Views that try to do away with this are considered sometimes to be incoherent. If I say that there are no individuals, that you are I are are really existent but are mere social constructions, that there are no stable selves, I must assume that there are stable selves in order to say this. I think that it is I who am thinking the thought "There are no stable selves," for example. And any view that denies that there is an ultimate truth takes this denial to be an ultimate truth.

It seems like we have to have two different views at the same time to make statements like these. We look at the world and see stable things, and then we look at the world and see flux. Problems like this abound in philosophy, and I will leave it to the audience to turn up more.

I want to look at mathematical functions & equations as an analogy. A mathematical function, as a function, has a dependent variable and at least one independent variable. Take a line, for example: that classic formula y = mx + b. Let us take in particular the line y = x + 5. x is the independent variable. It is what we control, the equivalent of these stable spots we make in the world. y is the dependent variable, which is everything else that we are explaining. If I set x to 1, y must be 6. If x is 200, y is 205. y is thus explained by x.

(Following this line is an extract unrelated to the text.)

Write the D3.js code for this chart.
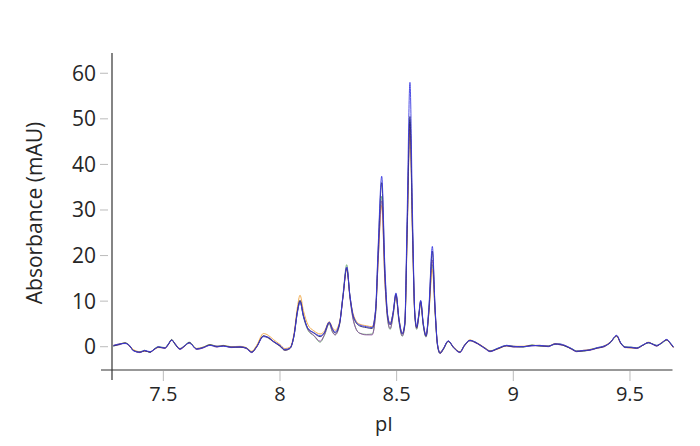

This is fine in many cases. y = x2 + 2x + 1 makes a fine parabola. y = cos(3x/2 + π) makes a nice little wave. But what about a circle? The equation for a circle with a radius of 1 would be x2 + y2 = 1. But that is not a function. There is no longer an independent variable and a dependent one; we have to take it in all at once. If x is 0, then this does not explain y - there are the two possible values of 1 and -1. y cannot be the independent variable either for the same reason. No set of independent variables explains everything else.

We can describe a circle using two different functions: y = √ (1 - x2) and y = - √ (1 - x2). But there is no one function which does the job. It is not even in principle possible to describe a circle in a single function - we have to keep going back and forth between these two. If you want to set one variable constant, you can't have a unified grasp of the situation.

It were as if we were trying to put together a jigsaw puzzle of the world. We have to set down a couple of pieces. However, this puzzle is odd in that, whenever we start with any pieces and then add the others, we can never get the whole puzzle. The only way to solve the puzzle is to set it down all at once.

There may yet be a way out. Take the equation r = 1. This describes the same circle, but in different coordinates. "r" is a variable representing radius, so r=1 is the function which captures all points at a distance of 1 from some central spot. Voila - a simple equation for a circle.

But just as it is hard representing a circle in rectangular coordinates, so too is it difficult to represent straight lines with polar coordinates (coordinates which describe shapes in terms of r, the radius or the distance from the origin, and θ, the angle of the line going out from the origin). So again, we can describe circles and spirals (r = θ) and other stuff like that at the cost of describing straight lines, or we can describe straight lines at the cost of describing circular curves. (I suppose we should talk about parametric functions here too, but I'm giving an analogy, not a full mathematical treatise). By making one thing set and settled, we have limited our options of what we can describe, even though at the same time there is something beyond what can be captured through independent & dependent variables.

This is not an argument for anything, but just a thought experiment to show that it is at least possible to say that we use our views of essences and substances, of fixed individual and set kinds, of steady states of whatever sort, to describe the world, even though they themselves are not in the end real constituents of the world. It is coherent to say that everything is dependent on everything else, without any first cause starting the chain. Or I can talk about myself as an individual being, as some set metaphysical reality with this particular "soul," even while at the same time acknowledging that there is some other "function" which does goes in a completely different direction. There may even be some grasp of the universe which must take things all together and not piecemeal (such as Platonic Forms & Neo-Platonic Nous), like how there is a equation for a circle in rectangular coordinates but no single function. But I'm more interested in leaving this as a playground of thought than any settled metaphysical view for now.